Readings on African Philosophy

Recently finished an article on the question of AfroFuturist technology from various African perspectives and wanted to list some publications and thinkers who I’ve come across.


Alexis Kagame – (yes I am aware that he’s definitely not a contemporary philosopher, but an interesting figure in modern African philosophy I hadn’t heard of before) need to read his work but he was mentioned as part of a critique of the blanket terms used to describe principles within African philosophical discourse (e.g. ‘Ubuntu’).

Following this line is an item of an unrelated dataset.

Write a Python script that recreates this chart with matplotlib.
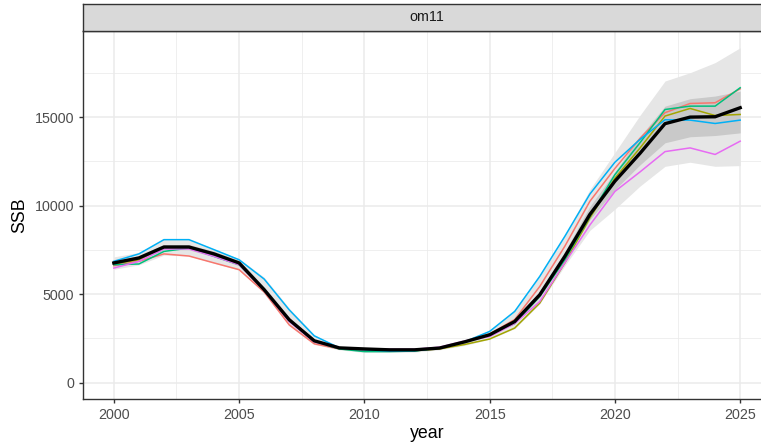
import matplotlib
matplotlib.use('Agg')
import matplotlib.pyplot as plt
from matplotlib.ticker import MultipleLocator

plt.rcParams['font.family'] = ['Liberation Sans', 'DejaVu Sans']

# SSB by year for om11: single iterations, median and quantile bands
years = list(range(2000, 2026))

iter_red = [6600, 6850, 7270, 7150, 6760, 6380, 5120, 3260, 2190, 1900, 1800, 1780, 1800,
            1950, 2300, 2750, 3560, 5430, 7700, 10240, 12100, 13800, 15250, 15770, 15810, 16600]
iter_olive = [6700, 6940, 7660, 7660, 7200, 6700, 5200, 3500, 2330, 1950, 1870, 1800, 1800,
              1900, 2150, 2460, 3080, 4490, 6760, 9300, 11550, 13250, 15060, 15490, 15090, 15150]
iter_green = [6660, 6700, 7410, 7600, 7130, 6660, 5250, 3500, 2330, 1900, 1750, 1750, 1780,
              1950, 2300, 2700, 3340, 4870, 6940, 9400, 11750, 13550, 15430, 15620, 15620, 16660]
iter_blue = [6850, 7270, 8075, 8075, 7510, 6940, 5850, 4110, 2640, 1960, 1850, 1780, 1800,
             1950, 2300, 2890, 4020, 6000, 8260, 10650, 12450, 13740, 14850, 14830, 14640, 14830]
iter_magenta = [6470, 6850, 7550, 7550, 7130, 6660, 5200, 3450, 2300, 1950, 1900, 1880, 1880,
                2000, 2350, 2600, 3340, 4580, 6760, 8900, 10800, 11900, 13050, 13260, 12890, 13640]
median = [6760, 7040, 7660, 7660, 7270, 6760, 5250, 3550, 2360, 1960, 1900, 1850, 1850,
          1950, 2300, 2700, 3450, 4960, 7130, 9500, 11380, 12950, 14630, 15000, 15020, 15530]

outer_lo = [6400, 6650, 7200, 7150, 6750, 6350, 5050, 3200, 2150, 1850, 1700, 1700, 1720,
            1850, 2100, 2450, 3050, 4450, 6600, 8600, 9800, 11100, 12220, 12450, 12220, 12260]
outer_hi = [7100, 7350, 8100, 8100, 7550, 7000, 5950, 4200, 2700, 2000, 1950, 1930, 1930,
            2050, 2400, 2950, 4100, 6100, 8350, 10900, 13000, 15100, 17040, 17510, 18080, 18920]
inner_lo = [6620, 6880, 7500, 7500, 7100, 6600, 5150, 3420, 2280, 1910, 1820, 1790, 1800,
            1910, 2240, 2620, 3330, 4800, 6900, 9200, 10900, 12300, 13550, 13890, 13960, 14110]
inner_hi = [6900, 7180, 7800, 7800, 7420, 6900, 5400, 3700, 2440, 1990, 1910, 1880, 1880,
            2000, 2360, 2800, 3600, 5150, 7400, 9950, 11900, 13900, 15620, 16040, 16190, 16470]

iterations = [iter_red, iter_olive, iter_green, iter_blue, iter_magenta]
iter_colors = ['#F8766D', '#A3A500', '#00BF7D', '#00B0F6', '#E76BF3']

fig = plt.figure(figsize=(7.61, 4.46), dpi=100)
ax = fig.add_axes([82.5 / 761, 1 - 399.3 / 446, 689 / 761, 368.3 / 446])

# quantile bands
ax.fill_between(years, outer_lo, outer_hi, color='#E6E6E6', lw=0, zorder=2)
ax.fill_between(years, inner_lo, inner_hi, color='#C9C9C9', lw=0, zorder=3)

for vals, col in zip(iterations, iter_colors):
    ax.plot(years, vals, color=col, lw=1.1, zorder=4)
ax.plot(years, median, color='black', lw=2.4, zorder=5)

ax.set_xlim(1998.75, 2026.25)
ax.set_ylim(-946, 19866)
ax.xaxis.set_major_locator(MultipleLocator(5))
ax.xaxis.set_minor_locator(MultipleLocator(2.5))
ax.yaxis.set_major_locator(MultipleLocator(5000))
ax.yaxis.set_minor_locator(MultipleLocator(2500))
ax.grid(which='major', color='#EBEBEB', lw=1.1, zorder=0)
ax.grid(which='minor', color='#EBEBEB', lw=0.55, zorder=0)
ax.set_axisbelow(True)

for s in ax.spines.values():
    s.set_color('#333333')
    s.set_linewidth(1.0)
ax.tick_params(which='major', length=3.2, width=1.0, color='#333333',
               labelsize=10.3, labelcolor='#4D4D4D', pad=2.8)
ax.tick_params(which='minor', length=0)

ax.set_xlabel('year', fontsize=12.8, color='black', labelpad=2.5)
ax.set_ylabel('SSB', fontsize=12.8, color='black', labelpad=4.5)

# facet strip
strip = fig.add_axes([82.5 / 761, 1 - 31 / 446, 689 / 761, 27.3 / 446])
strip.set_facecolor('#D9D9D9')
strip.set_xticks([])
strip.set_yticks([])
for s in strip.spines.values():
    s.set_color('#333333')
    s.set_linewidth(1.0)
strip.text(0.5, 0.5, 'om11', ha='center', va='center', fontsize=10.3, color='#1A1A1A',
           transform=strip.transAxes)

fig.savefig('out.png', dpi=100)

Ifeanyi Menkiti – OK wtaf, we need to expand this pathetic wiki stub. Reading his foreword to ‘Ka Osi Sọ Onye: African Philosophy in the Postmodern Era’ was brilliant in itself:

…[w]hich brings me to my second point, namely; the role that Africa can play in this newly arrived discursive field called postmodernism. This second point follows naturally from the first. Because of Africa’s generally accepted communal way of looking at things, and the continent’s impatience with abstraction for its own sake, we might be able to make do with the notion of “true enough” or “moral enough,” i.e. true sufficient unto the task at hand, or moral sufficient unto the task at hand.

This is not to argue for a notion of relativism in truth or a notion of relativism in the field of morality, for then one would also be engaging in an abstraction. The point, rather, is that with the true and the moral made sufficient, judging from the task at hand, the social and communal roles in the designation of knowledge, the doing of the moral thing, get to be preserved, as I believe they should. Truth is not found in the head of the individual alone, nor is morality found in the head or heart of the individual alone.

Ifeanyi Menkiti, Ka Osi Sọ Onye: African Philosophy in the Postmodern Era

I am now itching to read some more of his work (there is a list and I’m trying to be disciplined).


A companion to African philosophy – keeping this tab open!

Ka Osi Sọ Onye: African Philosophy in the Postmodern Era – found a couple of pages available online. Particularly taken with the concept of an okwucentric approach to philosophical discourse proposed by Jonathan Chimakonam. I think this provocation is so necessary to current discourse on how differently perceived realities can be bridged to ensure a public space that is malleable and resilient. I would also be really interested in a womanist/feminist (perhaps even queer although there are different interpretations of indigenous pre-Christian queerphobia) critique on the [potential for?] failure of an okwucentric approach within e.g. non-colonised Igbo society – yes the African perspective might be labelled as ‘communal’ but it is clear from various practices that that doesn’t necessarily translate to an equipartitioned dignity for different sub-communities/groups (e.g. women, the infertile etc.).

Momoh’s Theory of Many-Many Truths as a Prototype of Postmodern Thinking in African Philosophy

Why Conversational Thinking Could be an Alternative Method for Intercultural Philosophy – might see if I have access to this via the museum. Probably not in which case, any downloads appreciated!

The method of African science: A philosophical evaluation – perhaps there’s something to be explored regarding parallels with how ‘science’ wa/is understood by Confucian cultures? Probably only a superficial similarity in terms of holistic ontological approaches.

The references are definitely worth checking out though!

Strange bedfellows? African Philosophy, Performance Studies and the Art of Disciplinary Transgression – something to be re-read for sure. Some useful insights for neo-mmanwu project.

Comparing Ancient Egyptian and Oromo Philosophy – another long read I’m keeping the tab open for. Thoughts to come!